L'hôpital tout neuf des Indiens et le dispensaire actuel.

Pas de vols commerciaux envisagés

Aujourd'hui, la jetée et la piste sont une réalité. Concernant le reste, il faudra attendre car ces infrastructures sont des «poumons de développement à venir», selon Pravind Jugnauth. C'est maintenant que le gouvernement va «kontanplé ki bann aktivité ekonomik potansyel ki kapav ena dan lavenir», même si l'annonce avait été faite en 2017. Même les vols commerciaux ne seront pas une réalité de sitôt. Pas de time frame disponible pour l'instant. Et malgré les annonces successives de connectivité aérienne, le Premier ministre a confirmé que ce type de vols n'est pas envisagé à ce stade. La raison est que les vols ont un coût, et ce n'est que maintenant que les autorités vont se pencher sur cette question et évaluer la logistique disponible.

Emmanuel Jasmin, l'Acting Resident Manager d'Agaléga, revient sur le même point. «Les vols directs de Maurice à Agaléga ne seront peutêtre pas cost-effective. Il y a tout cela à voir», a-t-il déclaré, ajoutant que la présence du chairman d'Air Mauritius, Marday Venkatasamy, dans la délégation était une bonne chose. Questionné sur les vols commerciaux, ce dernier se montre plus optimiste. «Ce n'est pas une question de si on va faire, mais de quand on va faire», répond-il. Mais les contraintes sont là. C'est maintenant que la compagnie aérienne va se pencher sur la question de la fréquence et de la disponibilité des avions de la flotte, entre autres. Mais les vols ne pourront pas se faire sans les infrastructures nécessaires, comme l'hébergement, précise-til. Ce problème, dit Emmanuel Jasmin, a été évoqué avec le Premier ministre et il a fait savoir qu'il a quelque chose en tête. Mais pas plus de détails sur ce point.
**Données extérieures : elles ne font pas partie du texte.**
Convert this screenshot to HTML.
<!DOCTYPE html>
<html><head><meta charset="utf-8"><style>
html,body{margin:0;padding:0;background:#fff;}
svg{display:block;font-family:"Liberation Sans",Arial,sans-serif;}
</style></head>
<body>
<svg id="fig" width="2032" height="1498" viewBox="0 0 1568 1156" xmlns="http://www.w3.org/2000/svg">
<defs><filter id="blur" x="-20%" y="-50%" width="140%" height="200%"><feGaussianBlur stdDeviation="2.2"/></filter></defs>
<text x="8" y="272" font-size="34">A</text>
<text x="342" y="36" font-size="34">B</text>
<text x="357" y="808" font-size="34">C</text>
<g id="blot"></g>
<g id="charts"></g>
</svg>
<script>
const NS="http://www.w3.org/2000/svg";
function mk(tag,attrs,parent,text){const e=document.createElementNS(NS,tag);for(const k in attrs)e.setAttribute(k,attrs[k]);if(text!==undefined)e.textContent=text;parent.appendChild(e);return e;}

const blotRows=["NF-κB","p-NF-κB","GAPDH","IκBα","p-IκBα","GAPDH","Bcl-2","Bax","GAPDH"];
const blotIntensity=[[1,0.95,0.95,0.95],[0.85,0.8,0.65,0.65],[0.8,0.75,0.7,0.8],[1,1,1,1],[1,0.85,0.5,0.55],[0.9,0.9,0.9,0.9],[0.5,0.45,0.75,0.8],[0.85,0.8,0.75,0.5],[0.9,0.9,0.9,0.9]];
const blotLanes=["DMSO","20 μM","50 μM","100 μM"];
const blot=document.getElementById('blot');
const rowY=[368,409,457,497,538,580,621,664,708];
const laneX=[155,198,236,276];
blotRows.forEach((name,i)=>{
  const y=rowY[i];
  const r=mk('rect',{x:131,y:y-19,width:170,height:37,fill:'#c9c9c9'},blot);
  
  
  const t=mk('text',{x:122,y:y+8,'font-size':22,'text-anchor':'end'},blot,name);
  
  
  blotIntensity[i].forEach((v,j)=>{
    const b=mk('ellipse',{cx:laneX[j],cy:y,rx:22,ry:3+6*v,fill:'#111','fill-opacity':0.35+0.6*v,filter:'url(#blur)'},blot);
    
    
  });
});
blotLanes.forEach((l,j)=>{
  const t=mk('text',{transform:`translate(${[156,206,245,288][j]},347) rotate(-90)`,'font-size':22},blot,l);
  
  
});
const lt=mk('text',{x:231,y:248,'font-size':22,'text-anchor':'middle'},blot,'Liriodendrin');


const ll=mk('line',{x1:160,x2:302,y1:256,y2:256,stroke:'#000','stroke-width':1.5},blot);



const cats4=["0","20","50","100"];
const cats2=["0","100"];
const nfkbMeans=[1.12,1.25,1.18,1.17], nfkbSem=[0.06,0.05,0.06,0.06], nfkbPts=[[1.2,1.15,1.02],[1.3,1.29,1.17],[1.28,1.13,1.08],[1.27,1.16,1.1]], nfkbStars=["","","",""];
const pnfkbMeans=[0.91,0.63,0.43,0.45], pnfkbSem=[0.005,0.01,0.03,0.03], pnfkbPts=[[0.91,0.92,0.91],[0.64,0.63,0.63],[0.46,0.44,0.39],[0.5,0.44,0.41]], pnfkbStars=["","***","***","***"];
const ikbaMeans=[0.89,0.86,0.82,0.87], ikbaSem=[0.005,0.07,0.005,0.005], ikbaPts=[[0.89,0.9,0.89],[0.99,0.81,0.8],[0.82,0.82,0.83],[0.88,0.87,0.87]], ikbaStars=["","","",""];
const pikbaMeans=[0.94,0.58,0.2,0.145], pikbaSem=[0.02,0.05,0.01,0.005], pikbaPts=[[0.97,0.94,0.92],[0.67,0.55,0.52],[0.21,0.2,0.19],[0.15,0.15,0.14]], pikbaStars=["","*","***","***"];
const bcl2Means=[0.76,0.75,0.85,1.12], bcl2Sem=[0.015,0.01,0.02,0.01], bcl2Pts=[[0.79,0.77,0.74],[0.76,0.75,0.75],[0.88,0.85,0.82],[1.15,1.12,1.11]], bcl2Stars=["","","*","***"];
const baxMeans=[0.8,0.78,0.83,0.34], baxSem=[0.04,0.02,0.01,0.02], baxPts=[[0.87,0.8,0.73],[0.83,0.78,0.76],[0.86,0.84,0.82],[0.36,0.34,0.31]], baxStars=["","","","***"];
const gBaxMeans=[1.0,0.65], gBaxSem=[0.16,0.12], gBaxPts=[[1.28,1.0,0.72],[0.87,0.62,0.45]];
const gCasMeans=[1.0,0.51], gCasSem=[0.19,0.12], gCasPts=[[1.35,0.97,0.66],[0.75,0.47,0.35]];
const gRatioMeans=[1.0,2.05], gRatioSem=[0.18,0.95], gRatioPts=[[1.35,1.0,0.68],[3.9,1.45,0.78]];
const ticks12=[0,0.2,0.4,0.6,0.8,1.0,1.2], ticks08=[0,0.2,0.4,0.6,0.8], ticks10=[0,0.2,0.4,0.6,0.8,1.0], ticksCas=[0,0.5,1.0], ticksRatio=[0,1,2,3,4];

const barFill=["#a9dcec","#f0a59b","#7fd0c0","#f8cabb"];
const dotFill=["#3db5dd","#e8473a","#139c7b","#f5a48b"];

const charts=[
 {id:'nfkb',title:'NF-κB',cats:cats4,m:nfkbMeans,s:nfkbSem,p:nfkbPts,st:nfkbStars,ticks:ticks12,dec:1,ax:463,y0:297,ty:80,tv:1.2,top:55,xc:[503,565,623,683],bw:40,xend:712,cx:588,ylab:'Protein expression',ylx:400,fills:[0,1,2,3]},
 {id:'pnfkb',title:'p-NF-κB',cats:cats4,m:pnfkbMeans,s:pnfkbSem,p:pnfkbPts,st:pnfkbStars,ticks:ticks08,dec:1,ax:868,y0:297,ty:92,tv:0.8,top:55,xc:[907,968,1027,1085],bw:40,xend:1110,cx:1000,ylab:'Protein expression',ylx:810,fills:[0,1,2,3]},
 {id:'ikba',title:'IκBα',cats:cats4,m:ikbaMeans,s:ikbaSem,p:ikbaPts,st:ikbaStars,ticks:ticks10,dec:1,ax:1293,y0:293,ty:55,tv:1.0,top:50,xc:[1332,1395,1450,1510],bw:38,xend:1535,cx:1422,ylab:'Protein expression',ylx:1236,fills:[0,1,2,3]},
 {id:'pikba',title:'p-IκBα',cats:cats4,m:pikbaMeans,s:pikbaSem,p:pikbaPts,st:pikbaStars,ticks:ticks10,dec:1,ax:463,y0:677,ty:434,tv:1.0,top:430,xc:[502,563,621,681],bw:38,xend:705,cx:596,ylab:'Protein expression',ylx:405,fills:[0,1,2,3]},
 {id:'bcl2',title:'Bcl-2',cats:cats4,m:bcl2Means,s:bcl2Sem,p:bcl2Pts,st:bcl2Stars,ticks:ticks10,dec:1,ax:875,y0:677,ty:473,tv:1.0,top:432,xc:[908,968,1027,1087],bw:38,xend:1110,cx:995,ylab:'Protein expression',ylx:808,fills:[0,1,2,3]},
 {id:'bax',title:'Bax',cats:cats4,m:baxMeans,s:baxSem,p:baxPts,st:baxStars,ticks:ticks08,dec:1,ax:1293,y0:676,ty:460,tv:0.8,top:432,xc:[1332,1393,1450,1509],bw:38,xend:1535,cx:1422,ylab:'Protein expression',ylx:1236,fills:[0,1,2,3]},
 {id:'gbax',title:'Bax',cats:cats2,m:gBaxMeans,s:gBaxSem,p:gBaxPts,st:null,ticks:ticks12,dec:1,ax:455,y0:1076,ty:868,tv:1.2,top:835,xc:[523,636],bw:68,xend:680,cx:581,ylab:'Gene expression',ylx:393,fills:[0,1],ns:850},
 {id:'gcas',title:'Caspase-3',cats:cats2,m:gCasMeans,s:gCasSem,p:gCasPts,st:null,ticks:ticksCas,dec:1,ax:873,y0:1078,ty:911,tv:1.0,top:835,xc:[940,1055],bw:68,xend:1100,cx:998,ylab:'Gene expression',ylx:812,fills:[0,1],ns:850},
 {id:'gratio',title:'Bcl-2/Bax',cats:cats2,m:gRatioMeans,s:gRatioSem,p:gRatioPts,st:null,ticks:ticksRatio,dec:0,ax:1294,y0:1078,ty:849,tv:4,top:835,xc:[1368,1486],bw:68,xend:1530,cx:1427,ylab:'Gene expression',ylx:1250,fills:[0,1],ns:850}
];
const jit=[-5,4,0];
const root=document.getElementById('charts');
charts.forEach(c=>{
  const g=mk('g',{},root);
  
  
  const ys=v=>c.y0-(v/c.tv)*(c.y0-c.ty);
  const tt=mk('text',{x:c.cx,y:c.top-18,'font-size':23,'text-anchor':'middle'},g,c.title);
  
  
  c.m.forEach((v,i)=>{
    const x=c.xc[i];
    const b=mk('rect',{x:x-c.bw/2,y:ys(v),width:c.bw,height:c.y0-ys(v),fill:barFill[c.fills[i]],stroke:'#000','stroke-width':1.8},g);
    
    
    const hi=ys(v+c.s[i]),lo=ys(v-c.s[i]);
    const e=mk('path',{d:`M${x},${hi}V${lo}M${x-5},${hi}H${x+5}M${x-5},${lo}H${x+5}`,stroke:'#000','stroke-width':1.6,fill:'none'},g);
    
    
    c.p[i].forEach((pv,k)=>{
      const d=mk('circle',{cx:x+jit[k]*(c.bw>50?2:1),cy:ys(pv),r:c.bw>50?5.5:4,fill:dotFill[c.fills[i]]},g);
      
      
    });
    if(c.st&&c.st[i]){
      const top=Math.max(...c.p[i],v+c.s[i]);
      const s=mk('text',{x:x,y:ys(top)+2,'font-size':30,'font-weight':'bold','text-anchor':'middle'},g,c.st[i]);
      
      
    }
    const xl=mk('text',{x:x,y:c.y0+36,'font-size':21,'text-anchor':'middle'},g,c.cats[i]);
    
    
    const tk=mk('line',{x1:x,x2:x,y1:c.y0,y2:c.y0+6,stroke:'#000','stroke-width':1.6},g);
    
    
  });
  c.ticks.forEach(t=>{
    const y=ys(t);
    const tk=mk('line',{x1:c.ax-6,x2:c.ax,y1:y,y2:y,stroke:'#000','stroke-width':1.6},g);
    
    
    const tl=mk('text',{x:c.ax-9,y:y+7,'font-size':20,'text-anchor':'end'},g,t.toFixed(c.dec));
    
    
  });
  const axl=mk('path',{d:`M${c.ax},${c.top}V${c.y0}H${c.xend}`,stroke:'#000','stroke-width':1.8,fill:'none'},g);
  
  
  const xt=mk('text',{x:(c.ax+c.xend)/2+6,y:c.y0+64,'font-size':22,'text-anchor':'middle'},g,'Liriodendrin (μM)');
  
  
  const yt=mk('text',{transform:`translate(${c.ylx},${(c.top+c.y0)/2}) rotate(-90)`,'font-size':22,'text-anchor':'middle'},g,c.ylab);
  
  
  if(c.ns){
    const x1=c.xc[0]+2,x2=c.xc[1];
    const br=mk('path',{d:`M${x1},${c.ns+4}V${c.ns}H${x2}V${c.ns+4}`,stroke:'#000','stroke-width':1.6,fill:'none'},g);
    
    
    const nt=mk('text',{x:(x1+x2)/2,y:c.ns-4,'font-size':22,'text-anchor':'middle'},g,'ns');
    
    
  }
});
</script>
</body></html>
Face à tout cela, plusieurs questions restent en suspens. Neuf ans se sont écoulés depuis que la jetée et la piste ont été annoncées. Depuis, il y a eu plusieurs annonces qui n'ont jamais dépassé le stade de promesses concernant le développement économique à Agaléga. Quand est-ce qu'un plan de développement réel sera présenté ? Et surtout, à quoi vont servir la piste et la jetée sans plan concret en place ?

Logements : solutions modernes

Malgré les tonnes de béton et les aides de l'Inde sur Agaléga, le transport des matériaux pour la construction de logements pose problème. Cependant, des solutions simples existent. Un expert dans le domaine avance que pour contourner le problème de transport, la solution la plus logique et connue dans le domaine est les maisons en «flat kits». Ce sont des maisons de la taille d'un conteneur. La structure est montée avec les ouvertures, puis les murs sont rabattus pour les rendre plats, ce qui facilite le transport.

Une fois sur place, il suffit de tout remonter. La taille de ces modules est certes standard, mais il est possible d'en juxtaposer plusieurs pour créer davantage de surface. Concernant les installations, il est possible de commander des cuisines ou des salles de bains déjà montées et prêtes à être installées dans la maison. «C'est non seulement cost-effective, mais aussi très rapide à monter, facile à transporter et résistant aux intempéries», explique-t-on.